All these are true stories. They are stories about how the bike told me about my deficiencies, how it told the truth. Occasionally, the bike bites its tongue. It doesn't tell us that we should eat shit for how we misjudged that line of rocks, it holds its tongue and lets us slip through. It doesn't always chastise us for failing to notice gravel in the turn; instead maybe it is quiet while we slide a little, and pass through the turn with just a scare. Other times, we get away with crossing railroad tracks at an angle, hitting a log just wrong, or forgetting to pedal our fixed gear. In these instances, the bike gives us a freebie... but it does not lie. The bump, the skid, the brush of a shoulder on the tree - these are whispered truths. But they are truths nonetheless.

Mostly though, the bike just tells simple truths. Screw up, and it will drive you into the ground like a nail. That's its most basic, straightforward way of pointing out that you made a big mistake. Cause & effect. Tit for tat.

One of you guys used comments to call me an insensitive prick or somesuch for pointing out that Wouter Weylandt's crash was self-inflicted.

Sure, I'm an insensitive prick.

Doesn't mean that I was lying though.



TOT 42: We Pass By Like Shadows

7 comments:

Fatmarc Vanderbacon said...

can I call you a sensitive prick?

whatever.

hope to see you soon.

keep writing.

anytime you can write something that causes someone to call you an insensitive prick, I'd say you're doing something right.

sad day at the giro for sure.

respect
fatmarc

chris said...

....hard to argue thems facts.

Mike said...

Damn, your 1st paragraph just described how I ride my mountain bike...and you're right, the bike does not lie...

Anonymous said...

The bike is a machine of mechanical advantages that tempts and deceives and makes us believe we are faster than we really are.

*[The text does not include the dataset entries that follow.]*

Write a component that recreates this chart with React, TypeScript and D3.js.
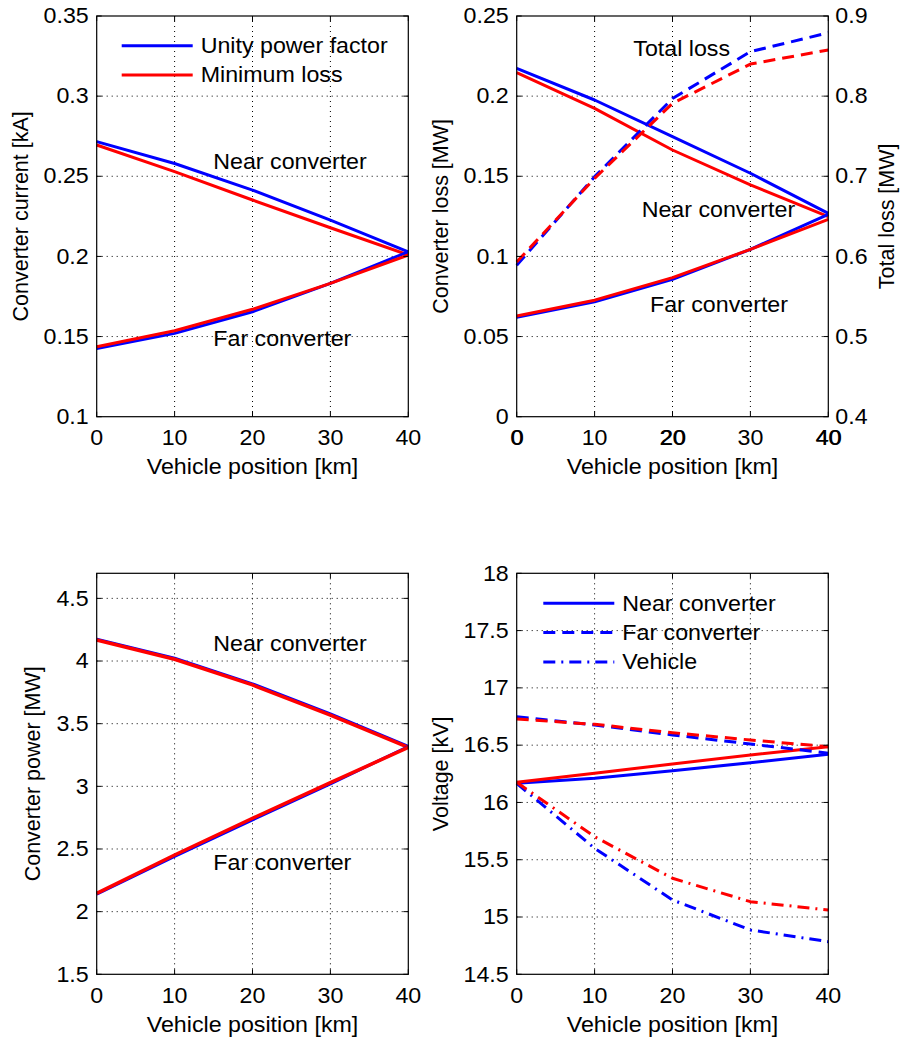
import * as d3 from 'd3';

// vehicle position [km]
const positions = [0, 10, 20, 30, 40];

// converter current [kA]
const currentNearUnity = [0.2716, 0.258, 0.2414, 0.2227, 0.2029];
const currentNearMinLoss = [0.2695, 0.2529, 0.2352, 0.2179, 0.2009];
const currentFarUnity = [0.1426, 0.152, 0.1655, 0.1832, 0.2029];
const currentFarMinLoss = [0.1436, 0.1536, 0.167, 0.1832, 0.2009];

// converter loss [MW]
const lossNearUnity = [0.2173, 0.1976, 0.1747, 0.1519, 0.1269];
const lossNearMinLoss = [0.2146, 0.1924, 0.1664, 0.1446, 0.1248];
const lossFarUnity = [0.062, 0.0717, 0.0857, 0.1044, 0.1262];
const lossFarMinLoss = [0.0628, 0.0727, 0.0868, 0.1044, 0.1231];
// total loss [MW] (right axis)
const totalLossUnity = [0.589, 0.6995, 0.797, 0.8555, 0.879];
const totalLossMinLoss = [0.593, 0.6974, 0.791, 0.84, 0.8576];

// converter power [MW]
const powerNearUnity = [4.175, 4.022, 3.818, 3.578, 3.318];
const powerNearMinLoss = [4.168, 4.014, 3.809, 3.569, 3.311];
const powerFarUnity = [2.14, 2.44, 2.732, 3.02, 3.318];
const powerFarMinLoss = [2.146, 2.452, 2.745, 3.029, 3.311];

// voltage [kV]
const voltNearUnity = [16.167, 16.211, 16.277, 16.347, 16.42];
const voltNearMinLoss = [16.176, 16.254, 16.336, 16.414, 16.487];
const voltFarUnity = [16.749, 16.676, 16.589, 16.51, 16.43];
const voltFarMinLoss = [16.728, 16.682, 16.609, 16.545, 16.487];
const voltVehicleUnity = [16.167, 15.6, 15.149, 14.887, 14.785];
const voltVehicleMinLoss = [16.176, 15.701, 15.338, 15.134, 15.061];

// tick labels
const xTicks = [0, 10, 20, 30, 40];
const currentTicks = [0.1, 0.15, 0.2, 0.25, 0.3, 0.35];
const lossTicks = [0, 0.05, 0.1, 0.15, 0.2, 0.25];
const totalLossTicks = [0.4, 0.5, 0.6, 0.7, 0.8, 0.9];
const totalLossXTicks = [0, 20, 40];
const powerTicks = [1.5, 2, 2.5, 3, 3.5, 4, 4.5];
const voltTicks = [14.5, 15, 15.5, 16, 16.5, 17, 17.5, 18];

const BLUE = '#0000ff';
const RED = '#ff0000';
const FONT = '"Liberation Sans", Arial, Helvetica, sans-serif';
const FS = 21.5;
const SX = 1.08; // reference text looks a bit wide
const DASH = '12,7';
const DASHDOT = '12,6,2,6';

type Series = { values: number[]; color: string; dash?: string; right?: boolean; width?: number };
type Note = { text: string; x: number; y: number };
type LegendItem = { text: string; dash?: string };

function Txt({ x, y, text, anchor = 'start' }: { x: number; y: number; text: string; anchor?: string }) {
  return (
    <text
      transform={`translate(${x},${y}) scale(${SX},1)`}
      textAnchor={anchor}
      dominantBaseline="central"
      fontFamily={FONT}
      fontSize={FS}
      fill="#000"
    >
      {text}
    </text>
  );
}

function Panel(props: {
  left: number; top: number; w: number; h: number;
  yDomain: [number, number]; yTicks: number[]; yLabel: string; yLabelX: number;
  rDomain?: [number, number]; rTicks?: number[]; rLabel?: string; rLabelX?: number; rxTicks?: number[];
  series: Series[]; notes: Note[]; legend?: LegendItem[]; legendColors?: string[];
  legendX?: number; legendY?: number;
}) {
  const { left, top, w, h } = props;
  const x = d3.scaleLinear().domain([0, 40]).range([left, left + w]);
  const y = d3.scaleLinear().domain(props.yDomain).range([top + h, top]);
  const yr = props.rDomain ? d3.scaleLinear().domain(props.rDomain).range([top + h, top]) : null;
  const fmt = (v: number) => String(+v.toFixed(2));
  const T = 5;

  return (
    <g>
      {/* grid */}
      {xTicks.slice(1, -1).map(t => (
        <line key={'gx' + t} x1={x(t)} x2={x(t)} y1={top} y2={top + h} stroke="#000" strokeWidth={1} strokeDasharray="1,4" />
      ))}
      {props.yTicks.filter(t => y(t) > top + 1 && y(t) < top + h - 1).map(t => (
        <line key={'gy' + t} x1={left} x2={left + w} y1={y(t)} y2={y(t)} stroke="#000" strokeWidth={1} strokeDasharray="1,4" />
      ))}

      {/* series */}
      {props.series.map((s, i) => {
        const sc = s.right && yr ? yr : y;
        const line = d3.line<number>().x((_, j) => x(positions[j])).y(v => sc(v));
        return (
          <path key={'s' + i} d={line(s.values) || ''} fill="none" stroke={s.color} strokeWidth={s.width || 3}
            strokeDasharray={s.dash} strokeLinejoin="round" />
        );
      })}

      {/* frame and ticks */}
      <rect x={left} y={top} width={w} height={h} fill="none" stroke="#000" strokeWidth={1.2} />
      {xTicks.map(t => (
        <g key={'tx' + t}>
          <line x1={x(t)} x2={x(t)} y1={top + h} y2={top + h - T} stroke="#000" />
          <line x1={x(t)} x2={x(t)} y1={top} y2={top + T} stroke="#000" />
          <Txt x={x(t)} y={top + h + 21} text={String(t)} anchor="middle" />
        </g>
      ))}
      {props.rxTicks && props.rxTicks.map(t => (
        <Txt key={'rx' + t} x={x(t) + 0.7} y={top + h + 21} text={String(t)} anchor="middle" />
      ))}
      {props.yTicks.map(t => (
        <g key={'ty' + t}>
          <line x1={left} x2={left + T} y1={y(t)} y2={y(t)} stroke="#000" />
          {!yr && <line x1={left + w} x2={left + w - T} y1={y(t)} y2={y(t)} stroke="#000" />}
          <Txt x={left - 8} y={y(t)} text={fmt(t)} anchor="end" />
        </g>
      ))}
      {yr && props.rTicks && props.rTicks.map(t => (
        <g key={'tr' + t}>
          <line x1={left + w} x2={left + w - T} y1={yr(t)} y2={yr(t)} stroke="#000" />
          <Txt x={left + w + 7} y={yr(t)} text={fmt(t)} anchor="start" />
        </g>
      ))}

      {/* axis labels */}
      <Txt x={left + w / 2} y={top + h + 50} text="Vehicle position [km]" anchor="middle" />
      <text transform={`translate(${props.yLabelX},${top + h / 2}) rotate(-90)`} textAnchor="middle"
        dominantBaseline="central" fontFamily={FONT} fontSize={FS}>{props.yLabel}</text>
      {props.rLabel && (
        <text transform={`translate(${props.rLabelX},${top + h / 2}) rotate(-90)`} textAnchor="middle"
          dominantBaseline="central" fontFamily={FONT} fontSize={FS}>{props.rLabel}</text>
      )}

      {/* annotations */}
      {props.notes.map((n, i) => <Txt key={'n' + i} x={n.x} y={n.y} text={n.text} />)}

      {/* legend */}
      {props.legend && props.legend.map((it, i) => {
        const ly = (props.legendY || 0) + i * 29.3;
        const lx = props.legendX || 0;
        return (
          <g key={'l' + i}>
            <line x1={lx} x2={lx + 71} y1={ly} y2={ly} stroke={props.legendColors ? props.legendColors[i] : BLUE}
              strokeWidth={3} strokeDasharray={it.dash} />
            <Txt x={lx + 79} y={ly} text={it.text} />
          </g>
        );
      })}
    </g>
  );
}

export default function App() {
  const w = 311.6;
  const h = 400.7;
  return (
    <svg width={904} height={1040} style={{ display: 'block', background: '#fff', position: 'absolute', left: 0, top: 0 }}>
      <Panel
        left={96.7} top={16} w={w} h={h}
        yDomain={[0.1, 0.35]} yTicks={currentTicks} yLabel="Converter current [kA]" yLabelX={21}
        series={[
          { values: currentNearUnity, color: BLUE },
          { values: currentNearMinLoss, color: RED },
          { values: currentFarUnity, color: BLUE },
          { values: currentFarMinLoss, color: RED },
        ]}
        notes={[
          { text: 'Near converter', x: 213.3, y: 161.7 },
          { text: 'Far converter', x: 213.3, y: 338.3 },
        ]}
        legend={[{ text: 'Unity power factor' }, { text: 'Minimum loss' }]}
        legendColors={[BLUE, RED]}
        legendX={121.7} legendY={45.7}
      />
      <Panel
        left={516.7} top={16} w={w} h={h}
        yDomain={[0, 0.25]} yTicks={lossTicks} yLabel="Converter loss [MW]" yLabelX={440.7}
        rDomain={[0.4, 0.9]} rTicks={totalLossTicks} rLabel="Total loss [MW]" rLabelX={886.7}
        rxTicks={totalLossXTicks}
        series={[
          { values: lossNearUnity, color: BLUE },
          { values: lossNearMinLoss, color: RED },
          { values: lossFarUnity, color: BLUE },
          { values: lossFarMinLoss, color: RED },
          { values: totalLossUnity, color: BLUE, dash: DASH, right: true },
          { values: totalLossMinLoss, color: RED, dash: DASH, right: true },
        ]}
        notes={[
          { text: 'Total loss', x: 633.3, y: 48.3 },
          { text: 'Near converter', x: 641.7, y: 209.3 },
          { text: 'Far converter', x: 650, y: 305 },
        ]}
      />
      <Panel
        left={96.7} top={573.3} w={w} h={401}
        yDomain={[1.5, 4.7]} yTicks={powerTicks} yLabel="Converter power [MW]" yLabelX={33.3}
        series={[
          { values: powerNearUnity, color: BLUE },
          { values: powerNearMinLoss, color: RED, width: 3.5 },
          { values: powerFarUnity, color: BLUE },
          { values: powerFarMinLoss, color: RED, width: 3.5 },
        ]}
        notes={[
          { text: 'Near converter', x: 213.3, y: 643.3 },
          { text: 'Far converter', x: 213.3, y: 862.7 },
        ]}
      />
      <Panel
        left={516.7} top={573.3} w={w} h={401}
        yDomain={[14.5, 18]} yTicks={voltTicks} yLabel="Voltage [kV]" yLabelX={440.7}
        series={[
          { values: voltNearUnity, color: BLUE },
          { values: voltNearMinLoss, color: RED },
          { values: voltFarUnity, color: BLUE, dash: DASH },
          { values: voltFarMinLoss, color: RED, dash: DASH },
          { values: voltVehicleUnity, color: BLUE, dash: DASHDOT },
          { values: voltVehicleMinLoss, color: RED, dash: DASHDOT },
        ]}
        notes={[]}
        legend={[
          { text: 'Near converter' },
          { text: 'Far converter', dash: DASH },
          { text: 'Vehicle', dash: DASHDOT },
        ]}
        legendColors={[BLUE, BLUE, BLUE]}
        legendX={543.3} legendY={603.3}
      />
    </svg>
  );
}
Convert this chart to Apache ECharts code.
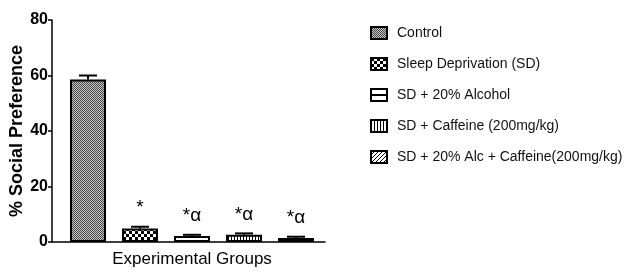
<!DOCTYPE html>
<html><head><meta charset="utf-8">
<script src="https://cdn.jsdelivr.net/npm/echarts@6/dist/echarts.min.js"></script>
<style>html,body{margin:0;padding:0;background:#fff}#c{width:639px;height:272px}</style>
</head><body><div id="c"></div>
<script>
var groups = ['Control', 'Sleep Deprivation (SD)', 'SD + 20% Alcohol', 'SD + Caffeine (200mg/kg)', 'SD + 20% Alc + Caffeine(200mg/kg)'];
var means = [58.6, 4.9, 2.2, 2.6, 1.4];
var sems = [1.4, 0.6, 0.4, 0.5, 0.5];
var sigLabels = ['', '*', '*α', '*α', '*α'];
var yTicks = [0, 20, 40, 60, 80];

function mk(w, h, draw) {
  var c = document.createElement('canvas'); c.width = w; c.height = h;
  var g = c.getContext('2d'); g.fillStyle = '#fff'; g.fillRect(0, 0, w, h); draw(g); return c;
}
var patterns = [
  mk(2, 2, function (g) { g.fillStyle = '#c4c4c4'; g.fillRect(0,0,2,2); g.fillStyle = '#4a4a4a'; g.fillRect(0,0,1,1); g.fillRect(1,1,1,1); }),
  mk(6, 6, function (g) { g.fillStyle = '#000'; g.fillRect(0,0,3,3); g.fillRect(3,3,3,3); }),
  mk(12, 12, function (g) { g.fillStyle = '#000'; g.fillRect(0,5,12,2); }),
  mk(3, 3, function (g) { g.fillStyle = '#000'; g.fillRect(0,0,1,3); }),
  mk(4, 4, function (g) { g.fillStyle = '#000'; g.fillRect(3,0,1,1); g.fillRect(2,1,1,1); g.fillRect(1,2,1,1); g.fillRect(0,3,1,1); })
];

var series = groups.map(function (name, i) {
  return {
    name: name, type: 'bar', xAxisIndex: 0, yAxisIndex: 0,
    barWidth: 36, barGap: '-100%',
    itemStyle: { color: { image: patterns[i], repeat: 'repeat' }, borderColor: '#000', borderWidth: 2 },
    label: { show: true, position: 'top', distance: 11, fontFamily: 'Liberation Sans', fontSize: 19, color: '#000',
      formatter: function () { return sigLabels[i]; } },
    data: means.map(function (v, j) { return j === i ? v : '-'; })
  };
});
series.push({
  type: 'custom', xAxisIndex: 0, yAxisIndex: 0, silent: true,
  data: means.map(function (v, j) { return [j, v, sems[j]]; }),
  renderItem: function (params, api) {
    var x = api.value(0), v = api.value(1), e = api.value(2);
    var p0 = api.coord([x, v]), p1 = api.coord([x, v + e]);
    var hw = 9;
    return { type: 'group', children: [
      { type: 'line', shape: { x1: p0[0], y1: p0[1], x2: p1[0], y2: p1[1] }, style: { stroke: '#000', lineWidth: 2 } },
      { type: 'line', shape: { x1: p1[0] - hw, y1: p1[1], x2: p1[0] + hw, y2: p1[1] }, style: { stroke: '#000', lineWidth: 2 } }
    ] };
  }
});
series.push({ type: 'line', xAxisIndex: 1, yAxisIndex: 1, data: [], silent: true });

var chart = echarts.init(document.getElementById('c'), null, { renderer: 'canvas' });
chart.setOption({
  animation: false,
  grid: [
    { left: 62, width: 260, top: 20, bottom: 30, outerBoundsMode: 'none', containLabel: false },
    { left: 52, width: 273, top: 20, bottom: 30, outerBoundsMode: 'none', containLabel: false }
  ],
  legend: {
    orient: 'vertical', left: 370, top: 26, padding: 0, itemWidth: 16, itemHeight: 12, itemGap: 17,
    icon: 'rect',
    data: groups,
    textStyle: { fontFamily: 'Liberation Sans', fontSize: 14, color: '#111', padding: [0, 0, 0, 5] }
  },
  xAxis: [
    { type: 'category', gridIndex: 0, data: groups, axisLine: { show: false }, axisTick: { show: false }, axisLabel: { show: false },
      name: 'Experimental Groups', nameLocation: 'middle', nameGap: 9,
      nameTextStyle: { fontFamily: 'Liberation Sans', fontWeight: 'normal', fontSize: 17, color: '#000' } },
    { type: 'value', gridIndex: 1, min: 0, max: 1, axisLine: { show: true, onZero: false, lineStyle: { color: '#000', width: 1.5 } },
      axisTick: { show: false }, axisLabel: { show: false }, splitLine: { show: false } }
  ],
  yAxis: [
    { type: 'value', gridIndex: 0, min: yTicks[0], max: yTicks[yTicks.length - 1], interval: 20, offset: 10,
      axisLine: { show: true, lineStyle: { color: '#000', width: 1.5 } },
      axisTick: { show: true, length: 4, lineStyle: { color: '#000', width: 1.5 } },
      axisLabel: { fontFamily: 'Liberation Sans', fontWeight: 'bold', fontSize: 16, color: '#000', margin: 4 },
      splitLine: { show: false },
      name: '% Social Preference', nameLocation: 'middle', nameGap: 26, nameRotate: 90, nameMoveOverlap: false,
      nameTextStyle: { fontFamily: 'Liberation Sans', fontWeight: 'bold', fontSize: 18, color: '#000' } },
    { type: 'value', gridIndex: 1, show: false, min: 0, max: 1 }
  ],
  series: series
});
</script></body></html>
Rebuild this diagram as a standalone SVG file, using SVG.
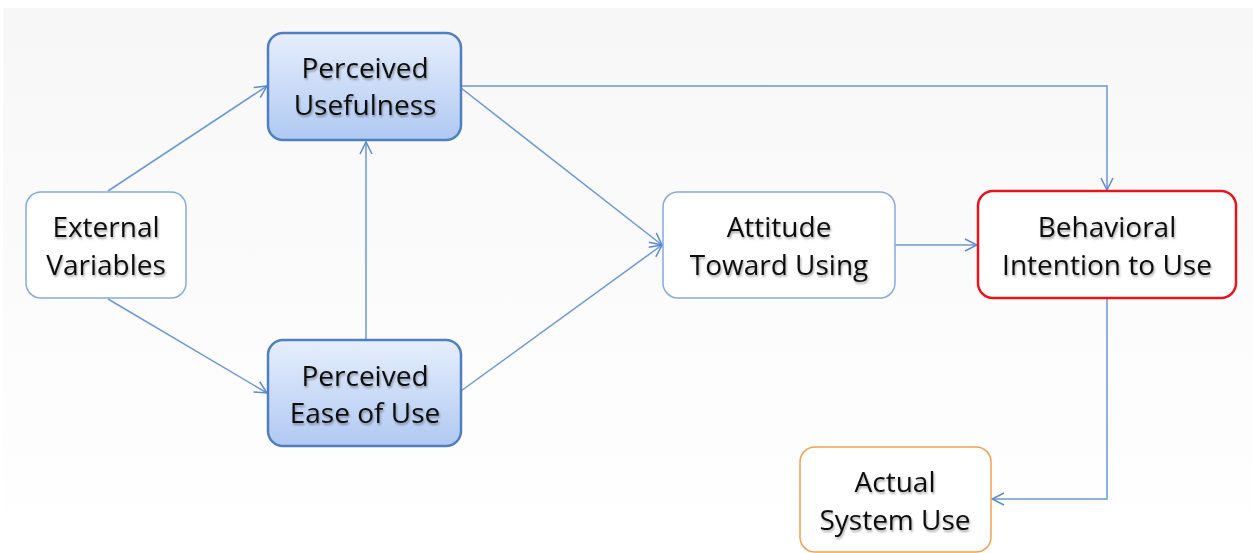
<svg xmlns="http://www.w3.org/2000/svg" width="1253" height="553" viewBox="0 0 1253 553">
<defs>
<linearGradient id="bg" x1="0" y1="0" x2="0" y2="1">
<stop offset="0" stop-color="#f7f7f7"/>
<stop offset="1" stop-color="#ffffff"/>
</linearGradient>
<linearGradient id="blue" x1="0" y1="0" x2="0" y2="1">
<stop offset="0" stop-color="#e6eefc"/>
<stop offset="1" stop-color="#b0c9f2"/>
</linearGradient>
<filter id="ts" x="-10%" y="-30%" width="120%" height="160%">
<feGaussianBlur in="SourceAlpha" stdDeviation="1.2"/>
<feOffset dx="1" dy="2" result="b"/>
<feComponentTransfer><feFuncA type="linear" slope="0.35"/></feComponentTransfer>
<feMerge><feMergeNode/><feMergeNode in="SourceGraphic"/></feMerge>
</filter>
<marker id="arr" viewBox="0 0 14 14" refX="13" refY="7" markerWidth="14" markerHeight="14" markerUnits="userSpaceOnUse" orient="auto">
<path d="M1,1 L13,7 L1,13" fill="none" stroke="#5b8bd0" stroke-width="1.5"/>
</marker>
</defs>
<style>
.plain{fill:#ffffff;stroke:#85abe0;stroke-width:1.5}
.key{fill:url(#blue);stroke:#4f7fc0;stroke-width:2.5}
.red{fill:#ffffff;stroke:#e8141c;stroke-width:2.5}
.orange{fill:#ffffff;stroke:#f5a04e;stroke-width:1.5}
text{font-family:"Open Sans","Liberation Sans",sans-serif;font-size:28px;fill:#111;text-anchor:middle;filter:url(#ts)}
.conn{fill:none;stroke:#6b98d6;stroke-width:1.5;marker-end:url(#arr)}
</style>
<rect x="3" y="8" width="1250" height="545" fill="url(#bg)"/>
<g id="connectors">
<line class="conn" x1="108" y1="191" x2="267" y2="86"/>
<line class="conn" x1="108" y1="299" x2="267" y2="393"/>
<line class="conn" x1="366" y1="339" x2="366" y2="142"/>
<line class="conn" x1="461" y1="88" x2="662" y2="245"/>
<line class="conn" x1="461" y1="391" x2="662" y2="245"/>
<polyline class="conn" points="461,86 1107,86 1107,190"/>
<line class="conn" x1="895" y1="245" x2="977" y2="245"/>
<polyline class="conn" points="1107,299 1107,499 992,499"/>
</g>
<g id="external-variables">
<rect class="plain" x="26" y="192" width="160" height="106" rx="15"/>
<text x="106" y="237">External</text>
<text x="106" y="275">Variables</text>
</g>
<g id="perceived-usefulness">
<rect class="key" x="268" y="33" width="193" height="107" rx="15"/>
<text x="365" y="78">Perceived</text>
<text x="365" y="115">Usefulness</text>
</g>
<g id="perceived-ease-of-use">
<rect class="key" x="268" y="340" width="193" height="106" rx="15"/>
<text x="365" y="386">Perceived</text>
<text x="365" y="423">Ease of Use</text>
</g>
<g id="attitude-toward-using">
<rect class="plain" x="663" y="192" width="232" height="106" rx="15"/>
<text x="779" y="237">Attitude</text>
<text x="779" y="275">Toward Using</text>
</g>
<g id="behavioral-intention">
<rect class="red" x="978" y="191" width="258" height="107" rx="15"/>
<text x="1107" y="237">Behavioral</text>
<text x="1107" y="275">Intention to Use</text>
</g>
<g id="actual-system-use">
<rect class="orange" x="800" y="447" width="191" height="105" rx="15"/>
<text x="895" y="492">Actual</text>
<text x="895" y="530">System Use</text>
</g>
</svg>
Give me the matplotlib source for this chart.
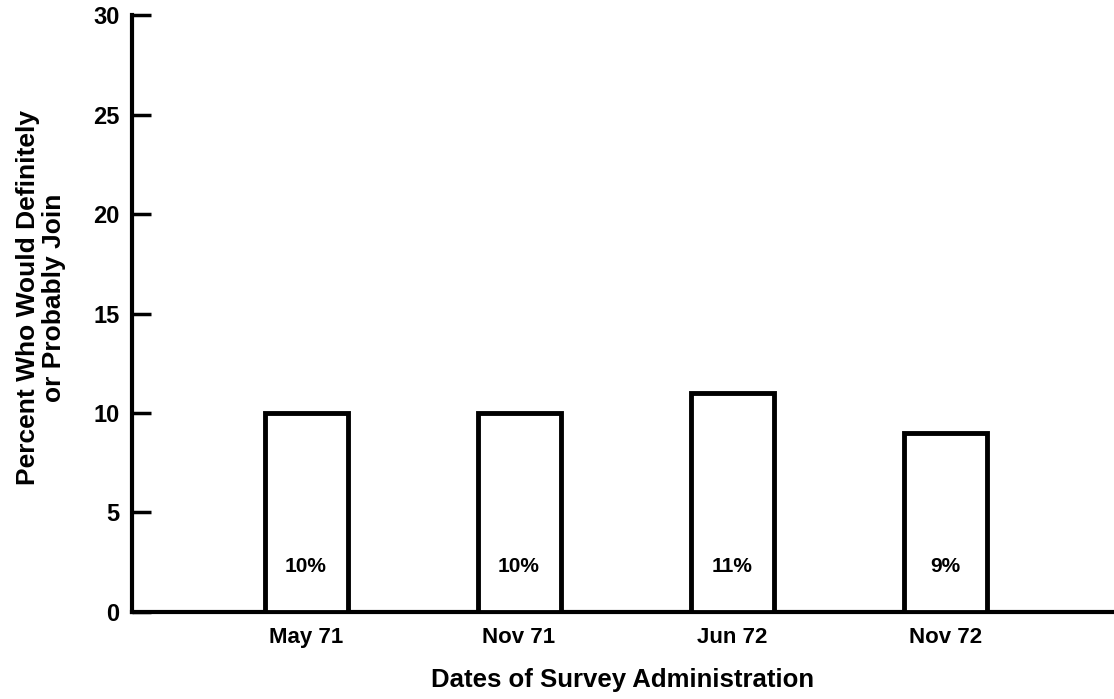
import matplotlib
matplotlib.use("Agg")
import matplotlib.pyplot as plt

plt.rcParams["font.family"] = ["Liberation Sans", "DejaVu Sans"]

DATES = ["May 71", "Nov 71", "Jun 72", "Nov 72"]
PERCENT = [10, 10, 11, 9]
BAR_LABELS = ["10%", "10%", "11%", "9%"]
Y_TICKS = [0, 5, 10, 15, 20, 25, 30]


def main():
    fig = plt.figure(figsize=(11.14, 6.99), dpi=100)
    ax = fig.add_axes([0.1185, 0.1245, 0.8815, 0.854])

    x = range(len(DATES))
    ax.bar(x, PERCENT, width=0.39, color="white", edgecolor="black",
           linewidth=3.5, zorder=3)

    # value labels sit low inside each bar
    for xi, lab in zip(x, BAR_LABELS):
        ax.text(xi, 2.3, lab, ha="center", va="center", fontsize=15,
                fontweight="bold", zorder=4)

    ax.set_xlim(-0.817, 3.793)
    ax.set_ylim(0, 30)
    ax.set_xticks(list(x))
    ax.set_xticklabels(DATES, fontsize=16, fontweight="bold")
    ax.set_yticks(Y_TICKS)
    ax.set_yticklabels([str(t) for t in Y_TICKS], fontsize=17,
                       fontweight="bold")
    ax.tick_params(axis="y", direction="in", length=14, width=2.5, pad=9)
    ax.tick_params(axis="x", length=0, pad=11)

    for side in ("top", "right"):
        ax.spines[side].set_visible(False)
    for side in ("left", "bottom"):
        ax.spines[side].set_linewidth(3)

    ax.set_xlabel("Dates of Survey Administration", fontsize=18.5,
                  fontweight="bold", labelpad=14)
    ax.set_ylabel("Percent Who Would Definitely\nor Probably Join",
                  fontsize=19, fontweight="bold", linespacing=1.1)
    ax.yaxis.set_label_coords(-0.067, 0.526)

    fig.savefig("out.png", dpi=100)


if __name__ == "__main__":
    main()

Running is much more brutally honest just ask Lance Armstrong. It's gravity that does not lie!

MP

Dr. Brett said...

I remember once hitting a rock in between two narrow trees and crushing my left hand on the small tree and pinning my front brake, body slamming me over the bars on my back. All in about 0.5s with me looking up at the treetops thinking "...what the hell just happened?"

Ski Bike Junkie said...

In the last 96 hours, I have been popped off the back of a crit because I got caught behind a 12 rider pileup, seen a good friend and teammate go over the bars and destroy helmet and saddle in the next heat, seen my brother tear his hip open in the second-last corner of the final heat (after I got pulled for the second time in one day), heard about Wouter's tragic death, and been informed that another teammate broke his scapula in two places, broke three ribs, and partially collapsed a lung in the "practice" race last night. Indeed, this sport tells the truth. And the truth is, I don't know where my head is after the last four days.

bikecommuteordie said...

Who said "Chicks dig scars and broken bones heal." Yeah, that's how I'm livin'. No lies. Just hammer hard, hammer often, enjoy every minute of it and beg forgiveness when I over-reach my ability. Word.